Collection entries
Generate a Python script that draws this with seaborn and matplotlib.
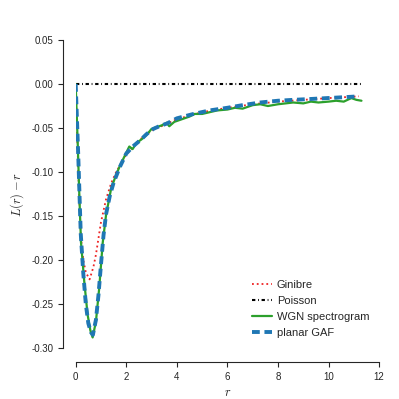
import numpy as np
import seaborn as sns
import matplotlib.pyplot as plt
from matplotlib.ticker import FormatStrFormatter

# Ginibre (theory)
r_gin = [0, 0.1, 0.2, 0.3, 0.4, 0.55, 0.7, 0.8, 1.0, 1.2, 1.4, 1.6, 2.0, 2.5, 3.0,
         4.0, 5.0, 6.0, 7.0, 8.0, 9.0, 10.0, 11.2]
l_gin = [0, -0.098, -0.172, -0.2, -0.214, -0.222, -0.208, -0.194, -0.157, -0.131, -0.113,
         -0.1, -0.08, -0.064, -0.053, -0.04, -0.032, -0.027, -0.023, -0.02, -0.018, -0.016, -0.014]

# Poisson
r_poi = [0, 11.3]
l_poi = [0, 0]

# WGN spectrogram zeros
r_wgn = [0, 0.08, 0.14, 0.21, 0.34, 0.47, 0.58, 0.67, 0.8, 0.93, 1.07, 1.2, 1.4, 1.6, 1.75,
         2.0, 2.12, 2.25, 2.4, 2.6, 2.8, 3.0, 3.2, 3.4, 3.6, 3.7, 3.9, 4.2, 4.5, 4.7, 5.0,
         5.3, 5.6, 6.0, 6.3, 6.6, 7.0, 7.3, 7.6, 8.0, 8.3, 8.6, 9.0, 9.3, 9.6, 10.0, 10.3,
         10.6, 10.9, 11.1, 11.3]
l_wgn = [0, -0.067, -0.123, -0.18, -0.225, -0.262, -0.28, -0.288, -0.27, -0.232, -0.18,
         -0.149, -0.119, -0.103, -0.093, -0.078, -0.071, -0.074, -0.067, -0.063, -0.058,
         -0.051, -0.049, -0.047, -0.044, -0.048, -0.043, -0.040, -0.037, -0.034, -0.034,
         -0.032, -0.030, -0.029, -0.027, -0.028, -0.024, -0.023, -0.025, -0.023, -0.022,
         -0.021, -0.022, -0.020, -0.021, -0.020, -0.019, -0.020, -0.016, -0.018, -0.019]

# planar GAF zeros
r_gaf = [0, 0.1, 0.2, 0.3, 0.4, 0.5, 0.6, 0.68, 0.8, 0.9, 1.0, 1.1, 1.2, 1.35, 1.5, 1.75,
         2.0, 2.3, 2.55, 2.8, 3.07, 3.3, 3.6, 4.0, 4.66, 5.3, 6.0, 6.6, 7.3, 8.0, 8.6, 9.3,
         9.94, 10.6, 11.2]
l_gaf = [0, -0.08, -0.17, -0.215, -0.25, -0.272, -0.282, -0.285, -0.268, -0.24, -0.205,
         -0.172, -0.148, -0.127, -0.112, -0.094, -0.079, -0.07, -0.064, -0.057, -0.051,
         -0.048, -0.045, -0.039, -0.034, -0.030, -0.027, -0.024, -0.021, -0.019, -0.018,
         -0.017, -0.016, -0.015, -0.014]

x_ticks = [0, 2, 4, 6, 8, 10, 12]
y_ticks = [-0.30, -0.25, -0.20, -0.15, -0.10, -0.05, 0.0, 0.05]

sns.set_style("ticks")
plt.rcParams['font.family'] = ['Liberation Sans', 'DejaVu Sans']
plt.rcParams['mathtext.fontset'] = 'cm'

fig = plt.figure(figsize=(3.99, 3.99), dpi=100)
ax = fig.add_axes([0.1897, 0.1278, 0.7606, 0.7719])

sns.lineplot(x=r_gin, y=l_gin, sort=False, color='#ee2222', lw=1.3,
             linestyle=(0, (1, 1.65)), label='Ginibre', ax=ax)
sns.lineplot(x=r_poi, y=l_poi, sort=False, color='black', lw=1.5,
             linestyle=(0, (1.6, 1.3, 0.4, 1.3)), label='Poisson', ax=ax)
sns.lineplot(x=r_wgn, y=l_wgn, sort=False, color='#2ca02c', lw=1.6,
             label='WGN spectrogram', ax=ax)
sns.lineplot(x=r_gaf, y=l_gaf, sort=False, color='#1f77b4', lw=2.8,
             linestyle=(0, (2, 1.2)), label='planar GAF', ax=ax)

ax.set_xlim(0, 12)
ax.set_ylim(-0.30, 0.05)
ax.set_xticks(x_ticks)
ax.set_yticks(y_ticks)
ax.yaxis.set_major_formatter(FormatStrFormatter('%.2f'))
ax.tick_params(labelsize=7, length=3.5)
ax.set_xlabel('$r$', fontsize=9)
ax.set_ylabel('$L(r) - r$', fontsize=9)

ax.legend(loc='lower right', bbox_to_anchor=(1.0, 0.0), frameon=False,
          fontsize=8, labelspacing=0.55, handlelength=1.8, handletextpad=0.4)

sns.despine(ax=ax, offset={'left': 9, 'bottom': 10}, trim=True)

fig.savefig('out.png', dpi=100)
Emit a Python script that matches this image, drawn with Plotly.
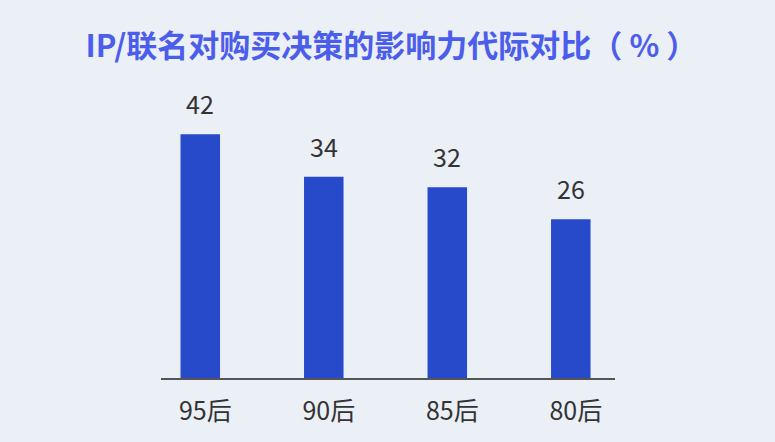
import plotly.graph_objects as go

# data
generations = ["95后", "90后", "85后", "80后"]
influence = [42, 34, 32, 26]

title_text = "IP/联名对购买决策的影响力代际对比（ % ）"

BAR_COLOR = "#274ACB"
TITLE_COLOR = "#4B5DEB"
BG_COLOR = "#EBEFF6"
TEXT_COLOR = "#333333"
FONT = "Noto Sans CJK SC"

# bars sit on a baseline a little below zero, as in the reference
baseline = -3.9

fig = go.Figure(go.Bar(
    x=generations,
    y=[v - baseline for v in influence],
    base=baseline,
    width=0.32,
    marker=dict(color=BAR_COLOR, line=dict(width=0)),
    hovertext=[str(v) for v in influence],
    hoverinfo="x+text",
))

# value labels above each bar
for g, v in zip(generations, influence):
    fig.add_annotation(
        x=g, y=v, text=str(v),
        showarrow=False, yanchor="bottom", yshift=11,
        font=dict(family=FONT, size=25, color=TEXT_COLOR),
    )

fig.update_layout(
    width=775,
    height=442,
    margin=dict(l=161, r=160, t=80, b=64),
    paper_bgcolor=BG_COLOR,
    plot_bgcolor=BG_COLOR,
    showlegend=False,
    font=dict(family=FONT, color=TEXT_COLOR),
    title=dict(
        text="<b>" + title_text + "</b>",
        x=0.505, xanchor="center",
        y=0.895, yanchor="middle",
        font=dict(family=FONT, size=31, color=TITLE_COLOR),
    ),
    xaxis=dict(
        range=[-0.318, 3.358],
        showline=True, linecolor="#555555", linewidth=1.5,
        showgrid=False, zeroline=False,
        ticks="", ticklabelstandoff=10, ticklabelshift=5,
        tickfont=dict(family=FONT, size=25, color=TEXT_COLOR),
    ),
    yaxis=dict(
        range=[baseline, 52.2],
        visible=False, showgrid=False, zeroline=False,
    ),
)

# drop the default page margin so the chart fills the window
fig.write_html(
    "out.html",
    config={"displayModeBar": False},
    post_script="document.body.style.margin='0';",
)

*INSTRUCTIONS FOR THE TASK*. Every entry above should be duplicated exactly. Do not include the images.

*ANSWER*.
Generate a Python script that draws this with seaborn and matplotlib.
import numpy as np
import seaborn as sns
import matplotlib.pyplot as plt
from matplotlib.ticker import FormatStrFormatter

# Ginibre (theory)
r_gin = [0, 0.1, 0.2, 0.3, 0.4, 0.55, 0.7, 0.8, 1.0, 1.2, 1.4, 1.6, 2.0, 2.5, 3.0,
         4.0, 5.0, 6.0, 7.0, 8.0, 9.0, 10.0, 11.2]
l_gin = [0, -0.098, -0.172, -0.2, -0.214, -0.222, -0.208, -0.194, -0.157, -0.131, -0.113,
         -0.1, -0.08, -0.064, -0.053, -0.04, -0.032, -0.027, -0.023, -0.02, -0.018, -0.016, -0.014]

# Poisson
r_poi = [0, 11.3]
l_poi = [0, 0]

# WGN spectrogram zeros
r_wgn = [0, 0.08, 0.14, 0.21, 0.34, 0.47, 0.58, 0.67, 0.8, 0.93, 1.07, 1.2, 1.4, 1.6, 1.75,
         2.0, 2.12, 2.25, 2.4, 2.6, 2.8, 3.0, 3.2, 3.4, 3.6, 3.7, 3.9, 4.2, 4.5, 4.7, 5.0,
         5.3, 5.6, 6.0, 6.3, 6.6, 7.0, 7.3, 7.6, 8.0, 8.3, 8.6, 9.0, 9.3, 9.6, 10.0, 10.3,
         10.6, 10.9, 11.1, 11.3]
l_wgn = [0, -0.067, -0.123, -0.18, -0.225, -0.262, -0.28, -0.288, -0.27, -0.232, -0.18,
         -0.149, -0.119, -0.103, -0.093, -0.078, -0.071, -0.074, -0.067, -0.063, -0.058,
         -0.051, -0.049, -0.047, -0.044, -0.048, -0.043, -0.040, -0.037, -0.034, -0.034,
         -0.032, -0.030, -0.029, -0.027, -0.028, -0.024, -0.023, -0.025, -0.023, -0.022,
         -0.021, -0.022, -0.020, -0.021, -0.020, -0.019, -0.020, -0.016, -0.018, -0.019]

# planar GAF zeros
r_gaf = [0, 0.1, 0.2, 0.3, 0.4, 0.5, 0.6, 0.68, 0.8, 0.9, 1.0, 1.1, 1.2, 1.35, 1.5, 1.75,
         2.0, 2.3, 2.55, 2.8, 3.07, 3.3, 3.6, 4.0, 4.66, 5.3, 6.0, 6.6, 7.3, 8.0, 8.6, 9.3,
         9.94, 10.6, 11.2]
l_gaf = [0, -0.08, -0.17, -0.215, -0.25, -0.272, -0.282, -0.285, -0.268, -0.24, -0.205,
         -0.172, -0.148, -0.127, -0.112, -0.094, -0.079, -0.07, -0.064, -0.057, -0.051,
         -0.048, -0.045, -0.039, -0.034, -0.030, -0.027, -0.024, -0.021, -0.019, -0.018,
         -0.017, -0.016, -0.015, -0.014]

x_ticks = [0, 2, 4, 6, 8, 10, 12]
y_ticks = [-0.30, -0.25, -0.20, -0.15, -0.10, -0.05, 0.0, 0.05]

sns.set_style("ticks")
plt.rcParams['font.family'] = ['Liberation Sans', 'DejaVu Sans']
plt.rcParams['mathtext.fontset'] = 'cm'

fig = plt.figure(figsize=(3.99, 3.99), dpi=100)
ax = fig.add_axes([0.1897, 0.1278, 0.7606, 0.7719])

sns.lineplot(x=r_gin, y=l_gin, sort=False, color='#ee2222', lw=1.3,
             linestyle=(0, (1, 1.65)), label='Ginibre', ax=ax)
sns.lineplot(x=r_poi, y=l_poi, sort=False, color='black', lw=1.5,
             linestyle=(0, (1.6, 1.3, 0.4, 1.3)), label='Poisson', ax=ax)
sns.lineplot(x=r_wgn, y=l_wgn, sort=False, color='#2ca02c', lw=1.6,
             label='WGN spectrogram', ax=ax)
sns.lineplot(x=r_gaf, y=l_gaf, sort=False, color='#1f77b4', lw=2.8,
             linestyle=(0, (2, 1.2)), label='planar GAF', ax=ax)

ax.set_xlim(0, 12)
ax.set_ylim(-0.30, 0.05)
ax.set_xticks(x_ticks)
ax.set_yticks(y_ticks)
ax.yaxis.set_major_formatter(FormatStrFormatter('%.2f'))
ax.tick_params(labelsize=7, length=3.5)
ax.set_xlabel('$r$', fontsize=9)
ax.set_ylabel('$L(r) - r$', fontsize=9)

ax.legend(loc='lower right', bbox_to_anchor=(1.0, 0.0), frameon=False,
          fontsize=8, labelspacing=0.55, handlelength=1.8, handletextpad=0.4)

sns.despine(ax=ax, offset={'left': 9, 'bottom': 10}, trim=True)

fig.savefig('out.png', dpi=100)
Emit a Python script that matches this image, drawn with Plotly.
import plotly.graph_objects as go

# data
generations = ["95后", "90后", "85后", "80后"]
influence = [42, 34, 32, 26]

title_text = "IP/联名对购买决策的影响力代际对比（ % ）"

BAR_COLOR = "#274ACB"
TITLE_COLOR = "#4B5DEB"
BG_COLOR = "#EBEFF6"
TEXT_COLOR = "#333333"
FONT = "Noto Sans CJK SC"

# bars sit on a baseline a little below zero, as in the reference
baseline = -3.9

fig = go.Figure(go.Bar(
    x=generations,
    y=[v - baseline for v in influence],
    base=baseline,
    width=0.32,
    marker=dict(color=BAR_COLOR, line=dict(width=0)),
    hovertext=[str(v) for v in influence],
    hoverinfo="x+text",
))

# value labels above each bar
for g, v in zip(generations, influence):
    fig.add_annotation(
        x=g, y=v, text=str(v),
        showarrow=False, yanchor="bottom", yshift=11,
        font=dict(family=FONT, size=25, color=TEXT_COLOR),
    )

fig.update_layout(
    width=775,
    height=442,
    margin=dict(l=161, r=160, t=80, b=64),
    paper_bgcolor=BG_COLOR,
    plot_bgcolor=BG_COLOR,
    showlegend=False,
    font=dict(family=FONT, color=TEXT_COLOR),
    title=dict(
        text="<b>" + title_text + "</b>",
        x=0.505, xanchor="center",
        y=0.895, yanchor="middle",
        font=dict(family=FONT, size=31, color=TITLE_COLOR),
    ),
    xaxis=dict(
        range=[-0.318, 3.358],
        showline=True, linecolor="#555555", linewidth=1.5,
        showgrid=False, zeroline=False,
        ticks="", ticklabelstandoff=10, ticklabelshift=5,
        tickfont=dict(family=FONT, size=25, color=TEXT_COLOR),
    ),
    yaxis=dict(
        range=[baseline, 52.2],
        visible=False, showgrid=False, zeroline=False,
    ),
)

# drop the default page margin so the chart fills the window
fig.write_html(
    "out.html",
    config={"displayModeBar": False},
    post_script="document.body.style.margin='0';",
)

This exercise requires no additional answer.